**Directive:** Pictures stay out of the copy. Repeat exactly the lines from the first entry below through the line that contains "import * as", and nothing beyond.

##### Records for the exercise #####

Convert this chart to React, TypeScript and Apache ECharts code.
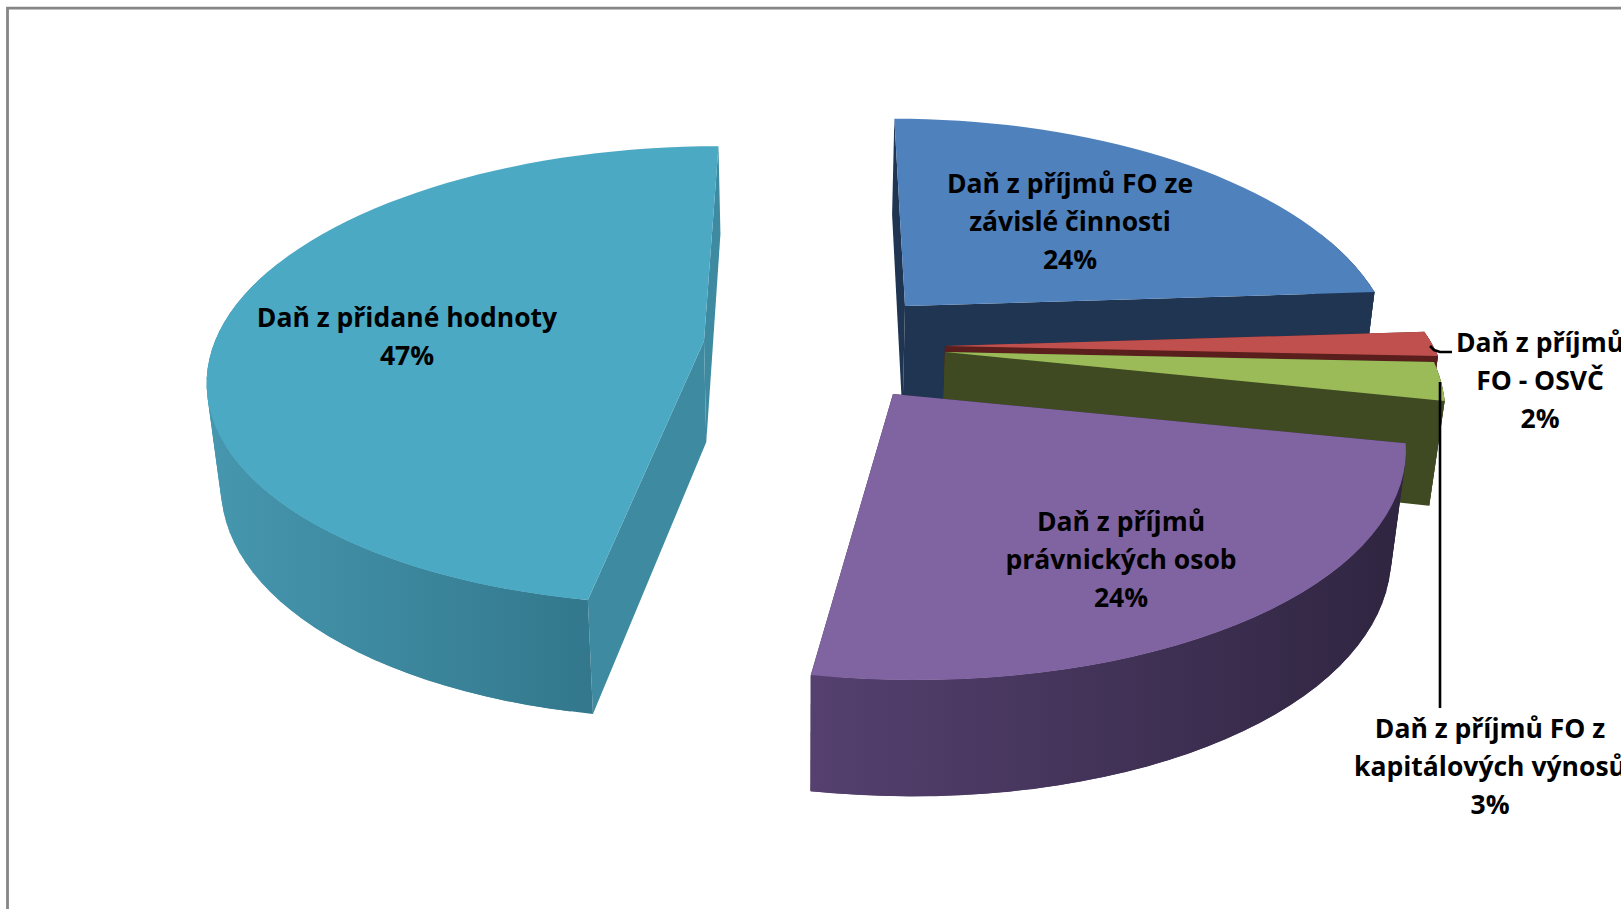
import React, { useEffect, useRef } from "react";
import * as echarts from "echarts";

const categories = [
  "Daň z příjmů FO ze\nzávislé činnosti",
  "Daň z příjmů\nFO - OSVČ",
  "Daň z příjmů FO z\nkapitálových výnosů",
  "Daň z příjmů\nprávnických osob",
  "Daň z přidané hodnoty",
];
// Shares; the labels show them rounded.
const values = [24, 1.7, 2.6, 24.4, 47.3];
const topColors = ["#4F81BD", "#C0504D", "#9BBB59", "#8064A2", "#4BA9C4"];
const wallColors = ["#1F3552", "#5A1F1D", "#3F4A22", "#33283F", "#3E8AA1"];
const rimStops = [
  ["#1F3552", "#1F3552"],
  ["#5A1F1D", "#5A1F1D"],
  ["#3F4A22", "#3F4A22"],
  ["#55406F", "#2F2540"],
  ["#4697AF", "#2C6D80"],
];
// Exploded-slice layout: apex position, radii, perspective strength, thickness
const apexX = [905, 945, 945, 893, 704];
const apexY = [306, 346, 352, 394, 341];
const radiusX = [477, 488, 484, 499, 489];
const radiusY = [224, 228, 228, 230, 224];
const perspective = [0.196, 0.196, 0.196, 0.196, 0.15];
const thickness = [110, 105, 102, 103, 101];
const vanishX = [840, 800, 800, 800, 815];
const labelX = [1070, 1540, 1490, 1121, 407];
const labelY = [221, 380, 766, 559, 336];
const leaders: number[][][] = [
  [],
  [[1430, 346], [1434, 350], [1440, 352], [1452, 352]],
  [[1440, 382], [1440, 708]],
  [],
  [],
];
const total = values.reduce((a, b) => a + b, 0);

function renderSlice(params: any, api: any) {
  const i = params.dataIndex;
  const val = api.value(0);
  let before = 0;
  for (let j = 0; j < i; j++) before += values[j];
  const a0 = (before / total) * 2 * Math.PI;
  const a1 = ((before + val) / total) * 2 * Math.PI;
  const ax = apexX[i], ay = apexY[i], k = perspective[i], vx = vanishX[i];

  const top = (t: number): number[] => {
    const X = Math.sin(t), Y = -Math.cos(t), w = 1 - k * Y;
    return [
      vx + (ax - vx) / w + (radiusX[i] * X) / w,
      ay + (radiusY[i] * Y) / w,
    ];
  };
  const bottomOf = (t: number): number[] => {
    const p = top(t);
    return [p[0] + (800 - p[0]) * 0.024, p[1] + thickness[i] * (1 - 0.13 * Math.cos(t))];
  };
  const apexBottom = [ax + (800 - ax) * 0.024, ay + thickness[i]];
  const n = Math.max(6, Math.ceil((a1 - a0) * 24));
  const arc: number[][] = [], arcB: number[][] = [], angles: number[] = [];
  for (let s = 0; s <= n; s++) {
    const t = a0 + ((a1 - a0) * s) / n;
    angles.push(t);
    arc.push(top(t));
    arcB.push(bottomOf(t));
  }
  const apex = [ax, ay];
  const poly = (points: number[][], fill: any) => ({
    type: "polygon",
    shape: { points },
    style: { fill, stroke: null },
    silent: true,
  });
  const xs = [...arc, ...arcB].map((p) => p[0]);
  const rim = {
    type: "linear", x: Math.min(...xs), y: 0, x2: Math.max(...xs), y2: 0, global: true,
    colorStops: [
      { offset: 0, color: rimStops[i][0] },
      { offset: 1, color: rimStops[i][1] },
    ],
  };
  const children: any[] = [
    poly([apex, arc[0], arcB[0], apexBottom], wallColors[i]),
    poly([apex, arc[n], arcB[n], apexBottom], wallColors[i]),
  ];
  // Rim as overlapping quads, so the ribbon's fold at the side is filled;
  // the far part of the rim faces away from the viewer and is left out.
  for (let s = 0; s < n; s++) {
    const e = Math.min(n, s + 2);
    if (Math.cos(angles[s]) > 0.3 && Math.cos(angles[e]) > 0.3) continue;
    children.push(poly([arc[s], arc[e], arcB[e], arcB[s]], rim));
  }
  children.push(poly([apex, ...arc], topColors[i]));
  if (leaders[i].length) {
    children.push({
      type: "polyline",
      shape: { points: leaders[i] },
      style: { stroke: "#000", lineWidth: 2.6, fill: null },
      silent: true,
    });
  }
  children.push({
    type: "text",
    x: labelX[i],
    y: labelY[i],
    style: {
      text: `${categories[i]}\n${Math.round(val)}%`,
      fill: "#000",
      font: 'bold 26.5px "Open Sans"',
      lineHeight: 38,
      align: "center",
      verticalAlign: "middle",
    },
    silent: true,
  });
  return { type: "group", children };
}

export default function App() {
  const ref = useRef<HTMLDivElement>(null);
  useEffect(() => {
    document.body.style.margin = "0";
    const chart = echarts.init(ref.current!, undefined, { renderer: "svg" });
    chart.setOption({
      animation: false,
      backgroundColor: "#FFFFFF",
      graphic: [
        {
          type: "rect",
          shape: { x: 7.5, y: 8.2, width: 1800, height: 1100 },
          style: { fill: "none", stroke: "#868686", lineWidth: 2.8 },
          silent: true,
          z: 0,
        },
      ],
      series: [
        {
          type: "custom",
          coordinateSystem: "none",
          renderItem: renderSlice,
          data: values.map((v) => [v]),
          z: 2,
        },
      ],
    });
    return () => chart.dispose();
  }, []);
  return <div ref={ref} style={{ position: "absolute", left: 0, top: 0, width: 1621, height: 909 }} />;
}
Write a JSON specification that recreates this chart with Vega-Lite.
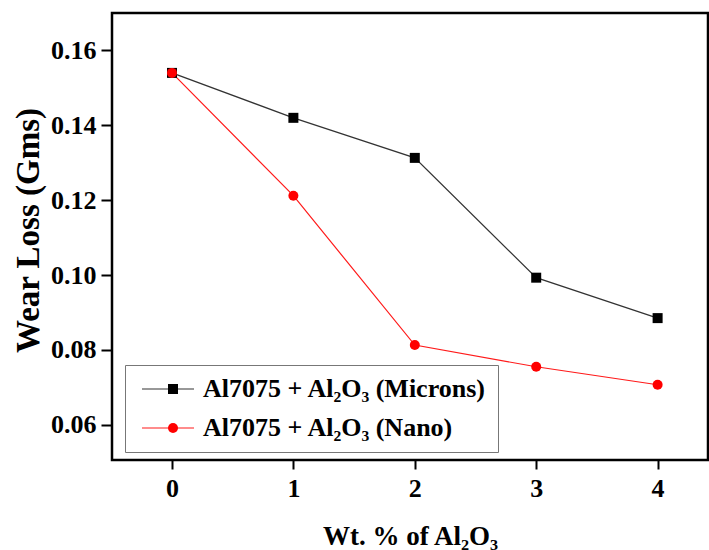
{
  "$schema": "https://vega.github.io/schema/vega-lite/v6.json",
  "width": 596,
  "height": 447,
  "autosize": {"type": "none"},
  "padding": {"left": 112, "top": 13, "right": 1, "bottom": 90},
  "background": "white",
  "config": {
    "view": {"stroke": "black", "strokeWidth": 2.5},
    "font": "'Liberation Serif', 'Times New Roman', serif"
  },
  "data": {
    "values": [
      {"wt": 0, "loss": 0.154, "series": "Al7075 + Al₂O₃ (Microns)", "symbol": "Microns"},
      {"wt": 1, "loss": 0.142, "series": "Al7075 + Al₂O₃ (Microns)", "symbol": "Microns"},
      {"wt": 2, "loss": 0.1313, "series": "Al7075 + Al₂O₃ (Microns)", "symbol": "Microns"},
      {"wt": 3, "loss": 0.0993, "series": "Al7075 + Al₂O₃ (Microns)", "symbol": "Microns"},
      {"wt": 4, "loss": 0.0885, "series": "Al7075 + Al₂O₃ (Microns)", "symbol": "Microns"},
      {"wt": 0, "loss": 0.154, "series": "Al7075 + Al₂O₃ (Nano)", "symbol": "Nano"},
      {"wt": 1, "loss": 0.1212, "series": "Al7075 + Al₂O₃ (Nano)", "symbol": "Nano"},
      {"wt": 2, "loss": 0.0813, "series": "Al7075 + Al₂O₃ (Nano)", "symbol": "Nano"},
      {"wt": 3, "loss": 0.0755, "series": "Al7075 + Al₂O₃ (Nano)", "symbol": "Nano"},
      {"wt": 4, "loss": 0.0707, "series": "Al7075 + Al₂O₃ (Nano)", "symbol": "Nano"}
    ]
  },
  "encoding": {
    "x": {
      "field": "wt",
      "type": "quantitative",
      "scale": {"domain": [-0.494, 4.415], "nice": false, "zero": false},
      "axis": {
        "values": [0, 1, 2, 3, 4],
        "format": "d",
        "grid": false,
        "domain": false,
        "tickColor": "black",
        "tickWidth": 2,
        "tickSize": 9,
        "labelFont": "'Liberation Serif', 'Times New Roman', serif",
        "labelFontSize": 26,
        "labelFontWeight": "bold",
        "labelColor": "black",
        "labelPadding": 6,
        "title": "Wt. % of Al₂O₃",
        "titleFont": "'Liberation Serif', 'Times New Roman', serif",
        "titleFontSize": 27,
        "titleFontWeight": "bold",
        "titleColor": "black",
        "titleBaseline": "alphabetic",
        "titleY": 84
      }
    },
    "y": {
      "field": "loss",
      "type": "quantitative",
      "scale": {"domain": [0.0506, 0.170], "nice": false, "zero": false},
      "axis": {
        "values": [0.06, 0.08, 0.10, 0.12, 0.14, 0.16],
        "format": ".2f",
        "grid": false,
        "domain": false,
        "tickColor": "black",
        "tickWidth": 2,
        "tickSize": 11,
        "labelFont": "'Liberation Serif', 'Times New Roman', serif",
        "labelFontSize": 26,
        "labelFontWeight": "bold",
        "labelColor": "black",
        "labelPadding": 5,
        "title": "Wear Loss (Gms)",
        "titleFont": "'Liberation Serif', 'Times New Roman', serif",
        "titleFontSize": 33,
        "titleFontWeight": "bold",
        "titleColor": "black",
        "titleBaseline": "middle",
        "titleAlign": "center",
        "titleX": -84,
        "titleY": 217
      }
    }
  },
  "layer": [
    {
      "mark": {"type": "line", "strokeWidth": 1.2},
      "encoding": {
        "stroke": {
          "field": "series",
          "type": "nominal",
          "scale": {"domain": ["Al7075 + Al₂O₃ (Microns)", "Al7075 + Al₂O₃ (Nano)"], "range": ["#333333", "#ff1a1a"]},
          "legend": {
            "orient": "none",
            "legendX": 13,
            "legendY": 352,
            "title": null,
            "symbolType": "M-2.6,0H2.6",
            "symbolSize": 400,
            "symbolStrokeWidth": 1.2,
            "symbolOffset": 19,
            "labelOffset": 22,
            "labelFont": "'Liberation Serif', 'Times New Roman', serif",
            "labelFontSize": 26,
            "labelFontWeight": "bold",
            "labelColor": "black",
            "labelLimit": 400,
            "rowPadding": 13,
            "padding": 11,
            "strokeColor": "#777777",
            "fillColor": "white",
            "zindex": 0
          }
        }
      }
    },
    {
      "mark": {"type": "point", "filled": true, "opacity": 1, "size": 100},
      "encoding": {
        "shape": {
          "field": "symbol",
          "type": "nominal",
          "scale": {"domain": ["Microns", "Nano"], "range": ["square", "circle"]},
          "legend": {
            "orient": "none",
            "legendX": 13,
            "legendY": 352,
            "title": null,
            "symbolSize": 100,
            "symbolOffset": 24,
            "labelExpr": "''",
            "labelFontSize": 26,
            "rowPadding": 13,
            "padding": 11,
            "zindex": 1
          }
        },
        "fill": {
          "field": "symbol",
          "type": "nominal",
          "scale": {"domain": ["Microns", "Nano"], "range": ["black", "#ff0000"]},
          "legend": {
            "orient": "none",
            "legendX": 13,
            "legendY": 352,
            "title": null,
            "symbolSize": 100,
            "symbolOffset": 24,
            "labelExpr": "''",
            "labelFontSize": 26,
            "rowPadding": 13,
            "padding": 11,
            "zindex": 1
          }
        }
      }
    }
  ]
}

#####

**Solution to the exercise:**
Convert this chart to React, TypeScript and Apache ECharts code.
import React, { useEffect, useRef } from "react";
import * as echarts from "echarts";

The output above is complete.